Thanks to the finding of the remains of lake-dwelling villages in the small lakes of Sovenigo, it has been possible to ascertain that the area was already inhabited during the prehistoric era. When visiting Monte Boccale it is possible to encounter plaques belonging to the Romanesque period, the most spectacular being walled into the door of the parish church in San Michele.

The town experienced Lombard domination, as is demonstrated by documents listing the property of some Lombards; in the 14th century it was subjected to the dominion of Mastino della Scala and in the 15th century to domination from Venice. During the period under the Venetian Republic Puegnago became part of the Valtenesi area. The plague of 1630 did not spare the town, bringing great suffering and mourning.

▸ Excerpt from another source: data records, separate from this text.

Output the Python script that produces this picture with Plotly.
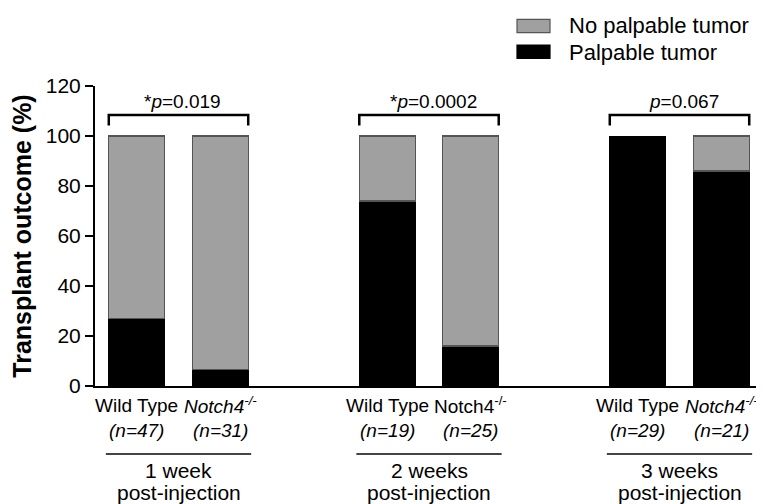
import plotly.graph_objects as go

# ---------------- data ----------------
groups = ["1 week", "2 weeks", "3 weeks"]
group_sub = "post-injection"
genotypes = ["Wild Type", "Notch4"]
knockout_italic = [True, False, True]
n_values = [47, 31, 19, 25, 29, 21]
palpable = [27, 6.5, 74, 16, 100, 86]
no_palpable = [73, 93.5, 26, 84, 0, 14]
series_names = ["No palpable tumor", "Palpable tumor"]
p_labels = ["*<i>p</i>=0.019", "*<i>p</i>=0.0002", "<i>p</i>=0.067"]
y_ticks = [0, 20, 40, 60, 80, 100, 120]

# ---------------- layout constants ----------------
OFF = 8                      # page body margin
W, H = 764 - OFF, 504 - OFF
L = 95 - OFF
T = 86 - OFF
B = H - (386 - OFF)
R = W - (763 - OFF)
PW, PH = W - L - R, H - T - B
FONT = "Liberation Sans, Arial, sans-serif"
GREY = "#a0a0a0"
BAR_W = 0.67

def px_x(px):
    return (px - OFF - L) / PW

def px_y(py):
    return (H - B - (py - OFF)) / PH

# bar positions: two bars per group, one empty slot between groups
xpos = [3 * g + j for g in range(len(groups)) for j in range(2)]

fig = go.Figure()
fig.add_trace(go.Bar(
    x=xpos, y=palpable, name=series_names[1], width=BAR_W,
    marker=dict(color="black", line=dict(color="black", width=1)),
    showlegend=False,
))
fig.add_trace(go.Bar(
    x=xpos, y=no_palpable, name=series_names[0], width=BAR_W,
    marker=dict(color=GREY,
                line=dict(color="#555555",
                          width=[1.2 if v > 0 else 0 for v in no_palpable])),
    showlegend=False,
))

shapes = []
annotations = []

for g in range(len(groups)):
    xa, xb = xpos[2 * g], xpos[2 * g + 1]
    x0, x1 = xa - BAR_W / 2, xb + BAR_W / 2
    # significance bracket
    shapes.append(dict(
        type="path", xref="x", yref="y",
        path=f"M {x0},104.2 L {x0},108.4 L {x1},108.4 L {x1},104.2",
        line=dict(color="black", width=2.5),
    ))
    annotations.append(dict(
        x=(x0 + x1) / 2, y=114, xref="x", yref="y", text=p_labels[g],
        showarrow=False, xshift=4, yanchor="middle",
        font=dict(family=FONT, size=19, color="black"),
    ))
    # genotype labels
    ko = "Notch4<sup>-/-</sup>"
    if knockout_italic[g]:
        ko = "<i>" + ko + "</i>"
    for j, txt in enumerate([genotypes[0], ko]):
        xi = xpos[2 * g + j]
        annotations.append(dict(
            x=xi, y=0, xref="x", yref="y", text=txt, showarrow=False,
            yanchor="middle", yshift=-(405 - 386),
            font=dict(family=FONT, size=19, color="black"),
        ))
        annotations.append(dict(
            x=xi, y=0, xref="x", yref="y",
            text=f"<i>(n={n_values[2 * g + j]})</i>", showarrow=False,
            yanchor="middle", yshift=-(430 - 386),
            font=dict(family=FONT, size=19, color="black"),
        ))
    mid = (xa + xb) / 2
    shapes.append(dict(
        type="line", xref="x", yref="paper",
        x0=mid - 0.87, x1=mid + 0.87, y0=px_y(454), y1=px_y(454),
        line=dict(color="#444444", width=2),
    ))
    annotations.append(dict(
        x=mid, y=0, xref="x", yref="y", text=groups[g], showarrow=False,
        yanchor="middle", yshift=-(470 - 386),
        font=dict(family=FONT, size=21, color="black"),
    ))
    annotations.append(dict(
        x=mid, y=0, xref="x", yref="y", text=group_sub, showarrow=False,
        yanchor="middle", yshift=-(492 - 386),
        font=dict(family=FONT, size=21, color="black"),
    ))

# manual legend (wide rectangles as in the reference)
legend_items = [(series_names[0], GREY, "#555555", 19.3, 32.7, 25.5),
                (series_names[1], "black", "black", 45, 58.3, 52)]
for name, fill, edge, ya, yb, yc in legend_items:
    shapes.append(dict(
        type="rect", xref="paper", yref="paper",
        x0=px_x(517), x1=px_x(550), y0=px_y(yb), y1=px_y(ya),
        fillcolor=fill, line=dict(color=edge, width=1.2),
    ))
    annotations.append(dict(
        x=px_x(567), y=px_y(yc), xref="paper", yref="paper", text=name,
        showarrow=False, xanchor="left", yanchor="middle",
        font=dict(family=FONT, size=22, color="black"),
    ))

fig.update_layout(
    width=W, height=H,
    margin=dict(l=L, r=R, t=T, b=B),
    barmode="stack",
    plot_bgcolor="white", paper_bgcolor="white",
    shapes=shapes, annotations=annotations,
    font=dict(family=FONT, color="black"),
)
fig.update_xaxes(
    range=[-0.5, 7.5], showline=True, linecolor="black", linewidth=2,
    showticklabels=False, ticks="", showgrid=False, zeroline=False,
)
fig.update_yaxes(
    range=[0, 120], tickvals=y_ticks, showline=True, linecolor="black",
    linewidth=2, ticks="outside", ticklen=8, tickwidth=2, tickcolor="black",
    showgrid=False, zeroline=False,
    tickfont=dict(family=FONT, size=21, color="black"),
    title=dict(text="<b>Transplant outcome (%)</b>", standoff=9,
               font=dict(family=FONT, size=25, color="black")),
)

fig.write_html("out.html")
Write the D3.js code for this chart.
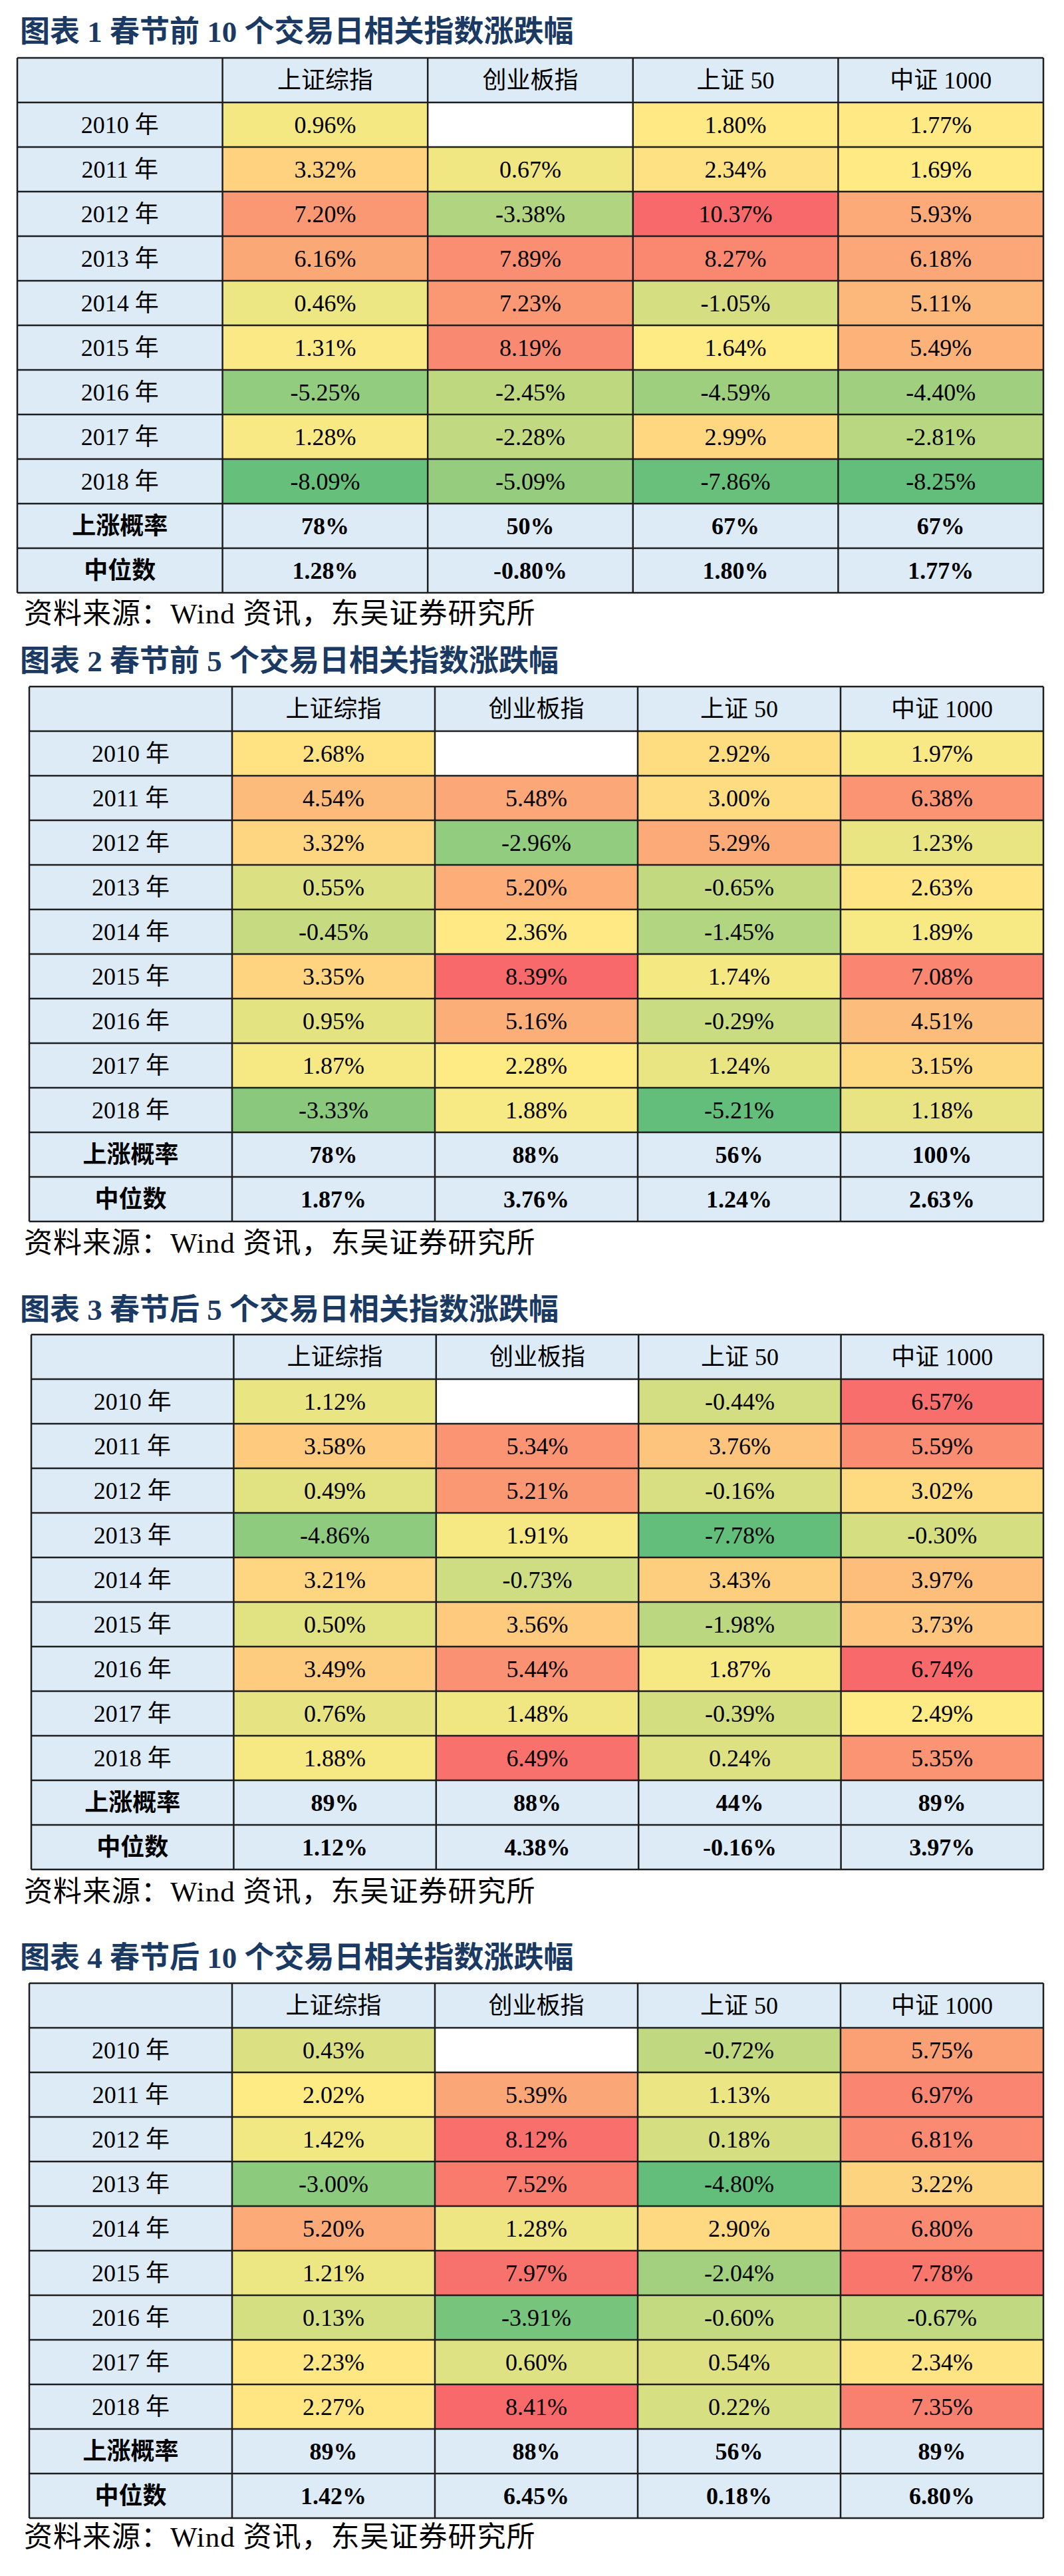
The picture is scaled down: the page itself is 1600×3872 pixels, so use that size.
<!DOCTYPE html>
<html>
<head>
<meta charset="utf-8">
<script src="https://cdn.jsdelivr.net/npm/d3@7/dist/d3.min.js"></script>
<style>
  html, body { margin: 0; padding: 0; background: #ffffff; }
  svg { display: block; }
</style>
</head>
<body>
<svg id="chart" width="1600" height="3872"></svg>
<script>
// ---------- DATA ----------
const years = ["2010 年", "2011 年", "2012 年", "2013 年", "2014 年", "2015 年", "2016 年", "2017 年", "2018 年"];
const columns = ["上证综指", "创业板指", "上证 50", "中证 1000"];
const summaryLabels = ["上涨概率", "中位数"];
const titles = [
  "图表 1 春节前 10 个交易日相关指数涨跌幅",
  "图表 2 春节前 5 个交易日相关指数涨跌幅",
  "图表 3 春节后 5 个交易日相关指数涨跌幅",
  "图表 4 春节后 10 个交易日相关指数涨跌幅"
];
const sourceText = "资料来源：Wind 资讯，东吴证券研究所";

// Table 1: 春节前10个交易日 (%)
const t1_szzz   = [0.96, 3.32, 7.20, 6.16, 0.46, 1.31, -5.25, 1.28, -8.09];
const t1_cybz   = [null, 0.67, -3.38, 7.89, 7.23, 8.19, -2.45, -2.28, -5.09];
const t1_sz50   = [1.80, 2.34, 10.37, 8.27, -1.05, 1.64, -4.59, 2.99, -7.86];
const t1_zz1000 = [1.77, 1.69, 5.93, 6.18, 5.11, 5.49, -4.40, -2.81, -8.25];
const t1_up     = ["78%", "50%", "67%", "67%"];
const t1_median = ["1.28%", "-0.80%", "1.80%", "1.77%"];

// Table 2: 春节前5个交易日 (%)
const t2_szzz   = [2.68, 4.54, 3.32, 0.55, -0.45, 3.35, 0.95, 1.87, -3.33];
const t2_cybz   = [null, 5.48, -2.96, 5.20, 2.36, 8.39, 5.16, 2.28, 1.88];
const t2_sz50   = [2.92, 3.00, 5.29, -0.65, -1.45, 1.74, -0.29, 1.24, -5.21];
const t2_zz1000 = [1.97, 6.38, 1.23, 2.63, 1.89, 7.08, 4.51, 3.15, 1.18];
const t2_up     = ["78%", "88%", "56%", "100%"];
const t2_median = ["1.87%", "3.76%", "1.24%", "2.63%"];

// Table 3: 春节后5个交易日 (%)
const t3_szzz   = [1.12, 3.58, 0.49, -4.86, 3.21, 0.50, 3.49, 0.76, 1.88];
const t3_cybz   = [null, 5.34, 5.21, 1.91, -0.73, 3.56, 5.44, 1.48, 6.49];
const t3_sz50   = [-0.44, 3.76, -0.16, -7.78, 3.43, -1.98, 1.87, -0.39, 0.24];
const t3_zz1000 = [6.57, 5.59, 3.02, -0.30, 3.97, 3.73, 6.74, 2.49, 5.35];
const t3_up     = ["89%", "88%", "44%", "89%"];
const t3_median = ["1.12%", "4.38%", "-0.16%", "3.97%"];

// Table 4: 春节后10个交易日 (%)
const t4_szzz   = [0.43, 2.02, 1.42, -3.00, 5.20, 1.21, 0.13, 2.23, 2.27];
const t4_cybz   = [null, 5.39, 8.12, 7.52, 1.28, 7.97, -3.91, 0.60, 8.41];
const t4_sz50   = [-0.72, 1.13, 0.18, -4.80, 2.90, -2.04, -0.60, 0.54, 0.22];
const t4_zz1000 = [5.75, 6.97, 6.81, 3.22, 6.80, 7.78, -0.67, 2.34, 7.35];
const t4_up     = ["89%", "88%", "56%", "89%"];
const t4_median = ["1.42%", "6.45%", "0.18%", "6.80%"];

// ---------- LAYOUT / STYLE ----------
const layouts = [
  { titleY: 47,   top: 87,   left: 26, right: 1569, srcY: 922 },
  { titleY: 993,  top: 1032, left: 44, right: 1569, srcY: 1868 },
  { titleY: 1968, top: 2006, left: 47, right: 1569, srcY: 2843 },
  { titleY: 2942, top: 2981, left: 44, right: 1569, srcY: 3813 }
];
const rowH = 67;
const FONT = "'Liberation Serif', 'Noto Sans CJK SC', serif";
const headBg = "#DDEBF7";
const lineColor = "#1e1e1e";

const tables = [
  { series: [t1_szzz, t1_cybz, t1_sz50, t1_zz1000], up: t1_up, med: t1_median },
  { series: [t2_szzz, t2_cybz, t2_sz50, t2_zz1000], up: t2_up, med: t2_median },
  { series: [t3_szzz, t3_cybz, t3_sz50, t3_zz1000], up: t3_up, med: t3_median },
  { series: [t4_szzz, t4_cybz, t4_sz50, t4_zz1000], up: t4_up, med: t4_median }
];

const svg = d3.select("#chart");
svg.append("rect").attr("width", 1600).attr("height", 3872).attr("fill", "#ffffff");
const locale = d3.formatLocale({ decimal: ".", thousands: ",", grouping: [3], currency: ["", ""], minus: "-" });
const fmt = locale.format(".2f");

tables.forEach((tb, ti) => {
  const L = layouts[ti];
  const g = svg.append("g");

  // Title
  g.append("text")
    .attr("x", 30).attr("y", L.titleY).attr("dy", "0.36em")
    .attr("font-family", FONT).attr("font-size", 45).attr("font-weight", 700)
    .attr("fill", "#1B3A63")
    .text(titles[ti]);

  const colKeys = ["label"].concat(columns);
  const rowKeys = ["header"].concat(years, summaryLabels);
  const x = d3.scaleBand().domain(colKeys).range([L.left, L.right]);
  const y = d3.scaleBand().domain(rowKeys).range([L.top, L.top + rowH * rowKeys.length]);

  // color scale across the whole table (3-colour scale: min / median / max)
  const all = tb.series.flat().filter(v => v != null);
  const color = d3.scaleLinear()
    .domain([d3.min(all), d3.median(all), d3.max(all)])
    .range(["#63BE7B", "#FFEB84", "#F8696B"])
    .interpolate(d3.interpolateRgb);

  // Build cells
  const cells = [];
  cells.push({ r: "header", c: "label", text: "", fill: headBg, bold: false });
  columns.forEach(c => cells.push({ r: "header", c: c, text: c, fill: headBg, bold: false }));
  years.forEach((yr, i) => {
    cells.push({ r: yr, c: "label", text: yr, fill: headBg, bold: false });
    columns.forEach((c, j) => {
      const v = tb.series[j][i];
      cells.push({ r: yr, c: c, text: v == null ? "" : fmt(v) + "%", fill: v == null ? "#ffffff" : color(v), bold: false });
    });
  });
  cells.push({ r: summaryLabels[0], c: "label", text: summaryLabels[0], fill: headBg, bold: true });
  columns.forEach((c, j) => cells.push({ r: summaryLabels[0], c: c, text: tb.up[j], fill: headBg, bold: true }));
  cells.push({ r: summaryLabels[1], c: "label", text: summaryLabels[1], fill: headBg, bold: true });
  columns.forEach((c, j) => cells.push({ r: summaryLabels[1], c: c, text: tb.med[j], fill: headBg, bold: true }));

  g.selectAll("rect.cell").data(cells).join("rect")
    .attr("class", "cell")
    .attr("x", d => x(d.c)).attr("y", d => y(d.r))
    .attr("width", x.bandwidth()).attr("height", y.bandwidth())
    .attr("fill", d => d.fill);

  g.selectAll("text.cell").data(cells.filter(d => d.text)).join("text")
    .attr("class", "cell")
    .attr("x", d => x(d.c) + x.bandwidth() / 2)
    .attr("y", d => y(d.r) + y.bandwidth() / 2)
    .attr("dy", "0.35em")
    .attr("text-anchor", "middle")
    .attr("font-family", FONT)
    .attr("font-size", 36)
    .attr("font-weight", d => d.bold ? 700 : 400)
    .attr("fill", "#000")
    .text(d => d.text);

  // Grid lines
  const yEdges = rowKeys.map(k => y(k)).concat([y.range()[1]]);
  const xEdges = colKeys.map(k => x(k)).concat([x.range()[1]]);
  g.selectAll("line.h").data(yEdges).join("line")
    .attr("x1", L.left).attr("x2", L.right)
    .attr("y1", d => d).attr("y2", d => d)
    .attr("stroke", lineColor).attr("stroke-width", 2.5);
  g.selectAll("line.v").data(xEdges).join("line")
    .attr("x1", d => d).attr("x2", d => d)
    .attr("y1", y.range()[0]).attr("y2", y.range()[1])
    .attr("stroke", lineColor).attr("stroke-width", 2.5);

  // Source note
  g.append("text")
    .attr("x", 36).attr("y", L.srcY).attr("dy", "0.36em")
    .attr("font-family", FONT).attr("font-size", 43)
    .attr("letter-spacing", 1)
    .attr("fill", "#000")
    .text(sourceText);
});
</script>
</body>
</html>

Puegnago was subjected to the raids of bandits in the 17th century, among whom there was the terrible Dominisette, who subjected the population to appalling outrages. With the arrival of the war of Spanish succession, French and Spanish troops plundered Puegnago of the money of the Company of the Sacred Body of Christ and of many sacred works contained in the town. The population was proud of the assistance given to neighbouring towns after the battle of San Martino, when they aided the numerous injured soldiers.

From 1818 to 1825 Puegnago, Soiano and San Felice were gathered together, whereas only in 1928 was Puegnago joined to Raffa. The origin of the unusual name is thought to date back to the Roman era, from the Roman "Popinius" which became "Popiniacus" following a form of Romanisation.